Despite the increasing instability within the Russian government and reports that corruption may threaten the resolution of such strategic issues, Cohen says: "I don't think our military-to-military relations are affected."

On ABM in particular, he says he laid out the rationale for developing an NMD system. "I told them we have an obligation to provide a defence for our nation against the leakage and proliferation [of weapons of mass destruction and their delivery systems] that requires addressing. We're contemplating a limited system to protect the 50 states; one that does not undercut the Russian nuclear deterrent. And the level of protection could change depending on the threat. I spelled that out in advance so they know what our end goal is.

"As I anticipated, the discussion about ABM was not enthusiastically embraced," Cohen adds. "The Russians believe ABM is an important stability factor. They are concerned any [NMD] system might undercut their strategic system. I assured them we have a limited one in mind under the umbrella of ABM."

Cohen says he argued that modifications to the ABM treaty are also in Moscow's interest given the rise of terrorism in Russia, which could result in limited missile threats to Russian territory in the future. "Terrorism is coming to Russia as well. The capability is there with [rogue] intercontinental ballistic missiles that they will have to face."

While in Russia the defence secretary also broached the issue of tactical nuclear weapons, which is not covered under START but which the USA decided unilaterally to reduce dramatically. "We would like them to respond voluntarily on tactical nuclear weapons," he says. "They have 10 to 12 times more than we do."

With its deteriorating conventional forces, Cohen is increasingly concerned by Moscow's rhetoric indicating its tactical nuclear weapons have become a key component of the Russian deterrent. "There is more and more rhetoric that they can resort to the tactical weapons. The more that gets repeated, the more it becomes part of their doctrine and lowers the threshold for other countries," Cohen says.

On the potential for the USA and Russia "de-alerting" their nuclear forces as a stability-building measure, Cohen says such a proposal is now off the table. "The better course is reduction, limiting the number of weapons and establishing shared early warning centres."

In the interview, Cohen also addressed the prospects for further NATO expansion ­ a significant point of contention with Russia, which sees the extension of the Western military alliance as a threat.

The conflict in Kosovo "doesn't change the timetable" for further NATO enlargement, Cohen says. "NATO has decided not to continue enlarging until 2002. In the meantime we hope to intensify the Partnership for Peace [programme] and prepare those countries seeking membership." He says a lot depends on how the three new members will perform in meeting the alliance's modernisation and professional standards.
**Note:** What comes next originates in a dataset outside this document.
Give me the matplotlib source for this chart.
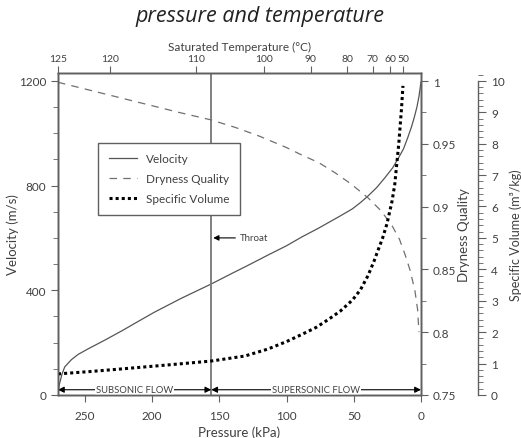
import numpy as np
import matplotlib.pyplot as plt
from matplotlib.ticker import MultipleLocator

# Pressure (kPa) / velocity (m/s)
vel_p = [270, 269, 267, 265, 260, 255, 248, 235, 222.5, 210, 198, 178, 156, 140, 131, 120, 114, 100,
         88.5, 76.6, 69, 60, 51, 45, 39.4, 33, 26.8, 21, 17.1, 13, 9.7, 7, 5, 3, 1.5, 0]
vel_v = [5, 40, 80, 107, 135, 155, 175, 210, 245, 282, 317, 370, 424, 466, 489, 518, 534, 570,
         604, 636, 658, 684, 711, 735, 760, 792, 830, 868, 902, 940, 985, 1025, 1060, 1100, 1140, 1195]

# Pressure (kPa) / dryness quality
dry_p = [270, 240, 210, 180, 156, 138, 120, 100, 88.5, 76, 64, 52, 39.4, 30, 21.6, 16, 11.9, 8, 4.5, 2.5, 1.5]
dry_q = [0.999, 0.991, 0.983, 0.975, 0.969, 0.963, 0.956, 0.947, 0.941, 0.935, 0.927, 0.918, 0.907,
         0.897, 0.885, 0.874, 0.862, 0.849, 0.833, 0.818, 0.800]

# Pressure (kPa) / specific volume (m3/kg)
sv_p = [270, 245, 222.5, 190, 156, 131, 114, 100, 88.5, 78, 69, 60, 51, 45, 39.4, 35, 32, 28.5,
        25.3, 21.6, 19.5, 17.9, 16.5, 15.6, 14.5, 13.4]
sv_v = [0.67, 0.75, 0.83, 0.95, 1.08, 1.24, 1.46, 1.70, 1.93, 2.15, 2.40, 2.67, 3.02, 3.35, 3.80,
        4.25, 4.60, 5.0, 5.45, 6.15, 6.7, 7.4, 8.0, 8.5, 9.1, 9.84]

# saturated temperature labels and their pressure position on the top axis
top_temps = [125, 120, 110, 100, 90, 80, 70, 60, 50]
top_press = [270, 231, 167, 117, 82, 55, 36, 23, 13]

throat_p = 156

plt.rcParams['font.family'] = ['Lato', 'DejaVu Sans']
txt = '#404040'
sp = '#606060'

fig = plt.figure(figsize=(5.21, 4.39), dpi=100)
ax = fig.add_axes([0.1113, 0.098, 0.6967, 0.7335])
ax2 = ax.twinx()
ax3 = ax.twinx()
axt = ax.twiny()

l1, = ax.plot(vel_p, vel_v, color='#555555', lw=0.9, label='Velocity')
l2, = ax2.plot(dry_p, dry_q, color='#707070', lw=0.9, dashes=(6, 5), label='Dryness Quality')
l3, = ax3.plot(sv_p, sv_v, color='black', lw=2.2, linestyle=(0, (1, 1)), dash_capstyle='butt', label='Specific Volume')

ax.axvline(throat_p, color='#808080', lw=1.4)

ax.set_xlim(270, 0)
ax.set_ylim(0, 1230)
ax2.set_ylim(0.75, 1.0064)
ax3.set_ylim(0, 10.25)
axt.set_xlim(270, 0)

ax.set_xticks([250, 200, 150, 100, 50, 0])
ax.set_yticks([0, 400, 800, 1200])
ax.yaxis.set_minor_locator(MultipleLocator(100))
ax2.set_yticks([0.75, 0.8, 0.85, 0.9, 0.95, 1.0])
ax2.set_yticklabels(['0.75', '0.8', '0.85', '0.9', '0.95', '1'])
ax2.yaxis.set_minor_locator(MultipleLocator(0.025))
ax3.set_yticks(range(0, 11))
ax3.yaxis.set_minor_locator(MultipleLocator(0.2))
axt.set_xticks(top_press)
axt.set_xticklabels([str(t) for t in top_temps])

for a in (ax, ax2, ax3, axt):
    for s in a.spines.values():
        s.set_color(sp)
        s.set_linewidth(1.0)
    a.tick_params(which='both', colors=sp, labelcolor=txt, labelsize=8.5)
    a.tick_params(which='major', length=5)
    a.tick_params(which='minor', length=3.5)

ax.tick_params(axis='x', pad=6)
axt.tick_params(labelsize=7.5, length=5, pad=2)
ax3.spines['right'].set_position(('outward', 41))
ax3.spines['right'].set_bounds(0, 10)
for s in ('left', 'top', 'bottom'):
    ax3.spines[s].set_visible(False)
ax3.tick_params(which='major', length=6)

ax.set_xlabel('Pressure (kPa)', fontsize=9.5, color=txt, labelpad=3)
ax.set_ylabel('Velocity (m/s)', fontsize=9.5, color=txt)
ax2.set_ylabel('Dryness Quality', fontsize=9.5, color=txt)
ax3.set_ylabel('Specific Volume (m³/kg)', fontsize=9, color=txt)
ax.yaxis.set_label_coords(-0.108, 0.5)
ax2.yaxis.set_label_coords(1.102, 0.5)
ax3.yaxis.set_label_coords(1.243, 0.5)
axt.set_xlabel('Saturated Temperature (°C)', fontsize=8.5, color=txt, labelpad=3)

# flow regime arrows
ay = 20
ap = dict(arrowstyle='<|-|>', color='black', lw=0.8, mutation_scale=9, shrinkA=0, shrinkB=0)
ax.annotate('', xy=(270, ay), xytext=(throat_p, ay), arrowprops=ap)
ax.annotate('', xy=(throat_p, ay), xytext=(0, ay), arrowprops=ap)
ax.text(213, ay, 'SUBSONIC FLOW', fontsize=6.8, color=txt, ha='center', va='center',
        bbox=dict(facecolor='white', edgecolor='none', pad=0.5))
ax.text(78, ay, 'SUPERSONIC FLOW', fontsize=6.8, color=txt, ha='center', va='center',
        bbox=dict(facecolor='white', edgecolor='none', pad=0.5))

ax.annotate('Throat', xy=(154.5, 600), xytext=(135, 600), fontsize=7, color=txt,
            va='center', ha='left',
            arrowprops=dict(arrowstyle='-|>', color='black', lw=0.8, mutation_scale=8, shrinkA=1, shrinkB=0))

leg = ax3.legend(handles=[l1, l2, l3], loc='upper left', bbox_to_anchor=(0.110, 0.783),
                 fontsize=8.5, fancybox=False, framealpha=1, edgecolor=sp,
                 handlelength=2.4, borderpad=0.9, labelspacing=0.75, borderaxespad=0)
for t in leg.get_texts():
    t.set_color(txt)

fig.text(0.499, 0.963, 'pressure and temperature', fontsize=15.5, style='italic',
         family='Open Sans', color='#222222', ha='center', va='center')

fig.savefig('out.png', dpi=100)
Cohen is also focusing on trying to alleviate recent tensions between China and Taiwan. "What we have tried to do is get both sides to lower the rhetoric," he said. "I have not talked to [US President Bill Clinton since his recent meeting with Chinese Premier Juang Zemin] but there is some indication of a possibility of renewing our military-to-military relations. It put us in a better position to lower tensions and get a resolution peacefully."